Indeed, HB450 is a narrow approach. HB450 imposes no possible liability on search engines, no matter what. Rather, HB450 applies only to advertisers. Furthermore, an advertiser’s duty under HB450 is only to take down the offending ads, and even that only after notice. In addition, HB450 grants a successful plaintiff no monetary damages; HB450 allows only an injunction requiring that a defendant take down the offending ads, and attorneys fees to cover the cost of the action, but no further payments. In short, HB450 uses a minimalist approach, grounded in private-sector self-regulation and companies notifying each other of ads they believe cross the line. Far from the intrusive morass Eric Goldman seems to envision, this is sensible and appropriate, protecting consumers from confusing or deceptive ads, and protecting advertisers from competitors trading on their good names.

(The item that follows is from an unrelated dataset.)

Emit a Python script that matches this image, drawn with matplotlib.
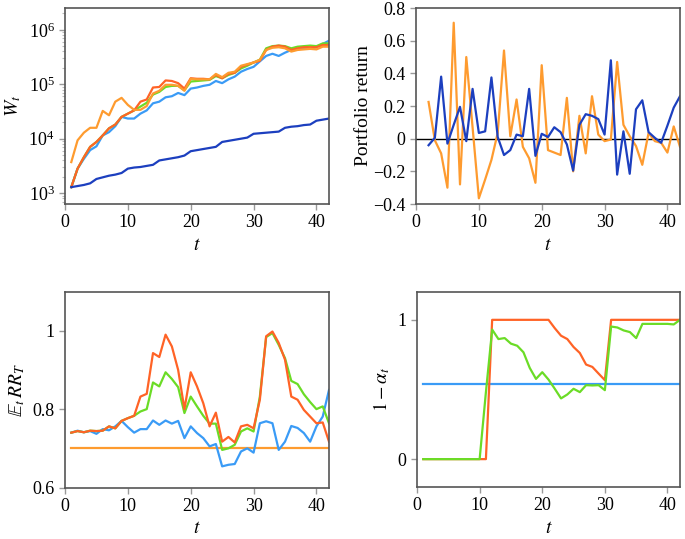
import numpy as np
import matplotlib
matplotlib.use("Agg")
import matplotlib.pyplot as plt
from matplotlib.ticker import FuncFormatter

plt.rcParams['font.family'] = ['Liberation Serif', 'DejaVu Serif']
plt.rcParams['mathtext.fontset'] = 'stix'
plt.rcParams['font.size'] = 13

DARKBLUE = '#1c3fbf'
LIGHTBLUE = '#3a9bf6'
ORANGE = '#fe9b2f'
RED = '#ff6326'
GREEN = '#6bdc26'

t = np.arange(1, 43)
t_ret = np.arange(2, 43)

# log10 of wealth W_t
logw_darkblue = [3.11, 3.13, 3.15, 3.18, 3.26, 3.29, 3.32, 3.34, 3.37, 3.45,
                 3.47, 3.48, 3.50, 3.52, 3.60, 3.62, 3.64, 3.66, 3.69, 3.77,
                 3.79, 3.81, 3.83, 3.85, 3.94, 3.96, 3.98, 4.00, 4.02, 4.09,
                 4.10, 4.11, 4.12, 4.13, 4.20, 4.22, 4.23, 4.25, 4.26, 4.33,
                 4.35, 4.37]
logw_orange = [3.57, 3.97, 4.11, 4.20, 4.20, 4.51, 4.43, 4.68, 4.75, 4.62,
               4.53, 4.53, 4.60, 4.83, 4.88, 4.99, 4.99, 4.97, 4.88, 5.10,
               5.09, 5.09, 5.09, 5.19, 5.13, 5.21, 5.23, 5.34, 5.37, 5.40,
               5.45, 5.63, 5.67, 5.68, 5.66, 5.60, 5.63, 5.64, 5.65, 5.64,
               5.69, 5.69]
logw_green = [3.11, 3.45, 3.66, 3.85, 3.94, 4.06, 4.19, 4.26, 4.40, 4.46,
              4.52, 4.59, 4.66, 4.81, 4.86, 4.95, 4.97, 4.97, 4.89, 5.05,
              5.06, 5.07, 5.08, 5.15, 5.11, 5.17, 5.21, 5.29, 5.34, 5.40,
              5.45, 5.66, 5.70, 5.71, 5.70, 5.66, 5.69, 5.70, 5.71, 5.70,
              5.75, 5.75]
logw_red = [3.11, 3.45, 3.66, 3.85, 3.94, 4.06, 4.19, 4.26, 4.40, 4.46,
            4.52, 4.68, 4.72, 4.94, 4.95, 5.07, 5.06, 5.02, 4.92, 5.11,
            5.10, 5.10, 5.09, 5.17, 5.11, 5.19, 5.21, 5.32, 5.36, 5.40,
            5.43, 5.63, 5.69, 5.71, 5.69, 5.63, 5.66, 5.68, 5.68, 5.68,
            5.72, 5.72]
logw_lightblue = [3.11, 3.45, 3.63, 3.79, 3.86, 4.06, 4.12, 4.23, 4.40, 4.37,
                  4.37, 4.46, 4.52, 4.65, 4.68, 4.76, 4.78, 4.84, 4.80, 4.92,
                  4.94, 4.97, 4.99, 5.06, 5.02, 5.09, 5.14, 5.23, 5.28, 5.32,
                  5.42, 5.52, 5.56, 5.52, 5.58, 5.63, 5.64, 5.66, 5.66, 5.68,
                  5.74, 5.80]

# portfolio returns, t = 2..42
ret_orange = [0.225, -0.01, -0.09, -0.30, 0.71, -0.28, 0.50, 0.07, -0.365, -0.25,
              -0.13, 0.035, 0.54, 0.015, 0.24, -0.05, -0.12, -0.27, 0.45, -0.07,
              -0.085, -0.10, 0.25, -0.20, 0.14, -0.09, 0.26, 0.025, -0.015, -0.005,
              0.47, 0.085, 0.015, -0.045, -0.16, 0.035, -0.015, -0.025, -0.085, 0.075,
              -0.05]
ret_darkblue = [-0.04, 0.005, 0.38, -0.03, 0.085, 0.195, -0.015, 0.305, 0.035, 0.045,
                0.375, 0.01, -0.10, -0.07, 0.025, 0.015, 0.305, -0.105, 0.03, 0.01,
                0.07, 0.04, -0.035, -0.195, 0.085, 0.15, 0.14, 0.12, 0.025, 0.48,
                -0.22, 0.045, -0.215, 0.18, 0.235, 0.04, 0.005, -0.025, 0.08, 0.19,
                0.26]

# E_t RR_T
rr_orange = [0.70] * 42
rr_blue = [0.740, 0.745, 0.741, 0.744, 0.737, 0.749, 0.746, 0.756, 0.770, 0.754,
           0.740, 0.749, 0.749, 0.771, 0.760, 0.771, 0.763, 0.770, 0.726, 0.756,
           0.739, 0.726, 0.705, 0.711, 0.654, 0.658, 0.660, 0.692, 0.700, 0.689,
           0.764, 0.769, 0.764, 0.696, 0.717, 0.757, 0.752, 0.739, 0.717, 0.756,
           0.781, 0.849]
rr_green = [0.740, 0.744, 0.741, 0.745, 0.744, 0.745, 0.756, 0.751, 0.770, 0.777,
            0.783, 0.794, 0.800, 0.868, 0.858, 0.894, 0.877, 0.856, 0.790, 0.832,
            0.807, 0.783, 0.763, 0.763, 0.696, 0.700, 0.709, 0.743, 0.751, 0.743,
            0.832, 0.984, 0.994, 0.964, 0.930, 0.872, 0.864, 0.838, 0.818, 0.800,
            0.807, 0.764]
rr_red = [0.740, 0.744, 0.741, 0.745, 0.744, 0.745, 0.756, 0.751, 0.770, 0.777,
          0.783, 0.832, 0.839, 0.943, 0.933, 0.990, 0.960, 0.900, 0.800, 0.894,
          0.858, 0.815, 0.756, 0.791, 0.717, 0.729, 0.715, 0.756, 0.760, 0.751,
          0.824, 0.986, 0.998, 0.969, 0.926, 0.832, 0.824, 0.798, 0.781, 0.764,
          0.766, 0.717]

# 1 - alpha_t
alpha_blue = [0.54] * 42
alpha_red = [0, 0, 0, 0, 0, 0, 0, 0, 0, 0,
             0, 1, 1, 1, 1, 1, 1, 1, 1, 1,
             1, 0.94, 0.886, 0.862, 0.805, 0.762, 0.679, 0.662, 0.614, 0.567,
             1, 1, 1, 1, 1, 1, 1, 1, 1, 1,
             1, 1]
alpha_green = [0, 0, 0, 0, 0, 0, 0, 0, 0, 0,
               0.48, 0.93, 0.862, 0.869, 0.829, 0.814, 0.767, 0.655, 0.576, 0.624,
               0.571, 0.505, 0.436, 0.464, 0.505, 0.481, 0.531, 0.529, 0.531, 0.495,
               0.952, 0.945, 0.924, 0.912, 0.869, 0.971, 0.971, 0.971, 0.971, 0.971,
               0.967, 1.0]


def fmt(v, pos):
    if abs(v) < 1e-9:
        return '0'
    return ('%g' % v).replace('-', '\u2212')


def style(ax):
    for s in ax.spines.values():
        s.set_color('#555555')
        s.set_linewidth(1.2)
    ax.tick_params(direction='out', color='#999999', length=4, width=1, labelsize=13)
    ax.tick_params(which='minor', direction='out', color='#bbbbbb', length=2.5, width=0.8)
    ax.set_xlim(0, 42)
    ax.set_xticks([0, 10, 20, 30, 40])
    ax.set_xlabel('$t$', fontsize=14)


fig = plt.figure(figsize=(6.85, 5.39), dpi=100)
ax1 = fig.add_axes([0.0949, 0.6215, 0.3854, 0.3636])
ax2 = fig.add_axes([0.6073, 0.6215, 0.3854, 0.3636])
ax3 = fig.add_axes([0.0949, 0.0955, 0.3854, 0.3636])
ax4 = fig.add_axes([0.6088, 0.0965, 0.3839, 0.3618])

lw = 1.6

# wealth
for vals, c in [(logw_lightblue, LIGHTBLUE), (logw_green, GREEN),
                (logw_red, RED), (logw_orange, ORANGE), (logw_darkblue, DARKBLUE)]:
    ax1.plot(t, 10 ** np.array(vals), color=c, lw=lw)
ax1.set_yscale('log')
ax1.set_ylim(10 ** 2.8, 10 ** 6.4)
ax1.set_ylabel('$W_t$', fontsize=14)
style(ax1)

# returns
ax2.axhline(0, color='black', lw=1)
ax2.plot(t_ret, ret_orange, color=ORANGE, lw=lw)
ax2.plot(t_ret, ret_darkblue, color=DARKBLUE, lw=lw)
ax2.set_ylim(-0.4, 0.8)
ax2.set_yticks([-0.4, -0.2, 0, 0.2, 0.4, 0.6, 0.8])
ax2.yaxis.set_major_formatter(FuncFormatter(fmt))
ax2.set_ylabel('Portfolio return', fontsize=14, labelpad=1)
style(ax2)

# expected relative return
ax3.plot(t, rr_orange, color=ORANGE, lw=lw)
ax3.plot(t, rr_blue, color=LIGHTBLUE, lw=lw)
ax3.plot(t, rr_green, color=GREEN, lw=lw)
ax3.plot(t, rr_red, color=RED, lw=lw)
ax3.set_ylim(0.6, 1.1)
ax3.set_yticks([0.6, 0.8, 1.0])
ax3.yaxis.set_major_formatter(FuncFormatter(fmt))
ax3.set_ylabel('$\\mathbb{E}_t\\,RR_T$', fontsize=14)
style(ax3)

# 1 - alpha
ax4.plot(t, alpha_blue, color=LIGHTBLUE, lw=lw)
ax4.plot(t, alpha_red, color=RED, lw=lw)
ax4.plot(t, alpha_green, color=GREEN, lw=lw)
ax4.set_ylim(-0.2, 1.2)
ax4.set_yticks([0, 1])
ax4.yaxis.set_major_formatter(FuncFormatter(fmt))
ax4.set_ylabel('$1-\\alpha_t$', fontsize=14)
style(ax4)

fig.savefig('out.png', dpi=100)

Nor is HB450 any kind of comprehensive Internet regulation, as AT&T spokesman claimed in statements to ClickZ. Trademark law and consumer protection are both traditional subjects of state regulation, and there’s no reason why states’ advertising regulations shouldn’t apply online too — particularly as geolocation systems become increasingly widespread and as it therefore becomes feasible, indeed easy and the norm, to present ads differently in one state versus in others.

In due course, I’d like to see federal regulation expand HB450 to national scope. After all, HB450’s protections ought not be limited to consumers and advertisers in Utah, and it would be perfectly natural to offer HB450 nationwide. But it’s perfectly normal for new regulatory approaches to begin in individual states — letting experience in a few states guide the decision to expand more broadly. That’s an appropriate approach here, and my hope is that that’s what will happen.


* – My Hertz/Avis example is purely hypothetical. While many advertisers ads targeting competitors’ trademarks, I do not mean to suggest that Avis does so.